C’est dans le même temps triste et malin – car si on pouvait douter du succès de la facette anthropologue du show, son rythme soutenu est presque démagogue. Le virage avait déjà été effectué en 2014, mais la troisième saison de Vikings parachève le demi-tour : elle ne le cache à personne, ce sera désormais un soap médiéval avec de la baston. Qualité d’écriture au ras des pâquerettes, dialogues insipides, personnages clichés, acteurs mal dirigés et affreuse mise en scène ; la série de History Channel n’est définitivement pas une leçon de télévision, couplant des intrigues idiotes au possible à une certaine générosité dans la narration. On ne s’ennuie pas trop, mais c’est vrai qu’il y a de quoi avoir des regrets.

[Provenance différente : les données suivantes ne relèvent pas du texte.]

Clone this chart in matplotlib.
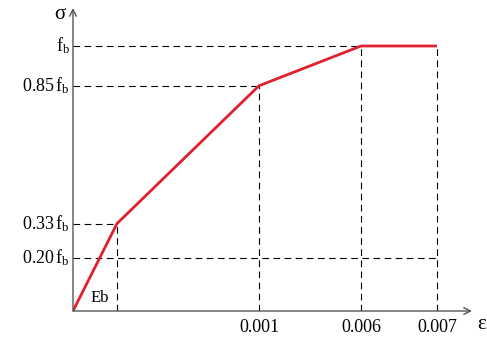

Vikings ne va tout simplement nulle part, évitant bêtement toutes les possibilités (qu’elle se laisse elle-même) d’approfondir ses thématiques fondatrices, préférant se baigner dans une peinture superficielle et paresseuse de cette histoire abracadabrante aux rebondissements usés qu’elle s’est décidé à nous raconter depuis désormais deux saisons. La finalité, où est-elle ? À part un nouvel antagoniste chaque année, qu’est-ce que Vikings nous apporte ?
L’impression de tourner en rond décuple à chaque épisode, avec tous les ans une production value améliorée, de meilleurs costumes, plus de figurants et une bande-originale toujours aussi stimulante. Alors que le quatrième acte comptera deux fois plus de chapitres, on est en droit de douter des ambitions de Hirst et de son équipe.
Une saison 3 en perte de souffle, qui arrive à faire illusion avec ses belles batailles et de l’ellipse à gogo. À force de vouloir s’accrocher à son public, Vikings a oublié l’essentiel : son motif. De l’historique pour de l’historique, surtout quand celui-ci est aussi approximatif, ça n’a aucun sens. Et le motif, pas celui des auteurs, mais celui du visionnage initial, semble lui aussi peu à peu accompagner le naufrage.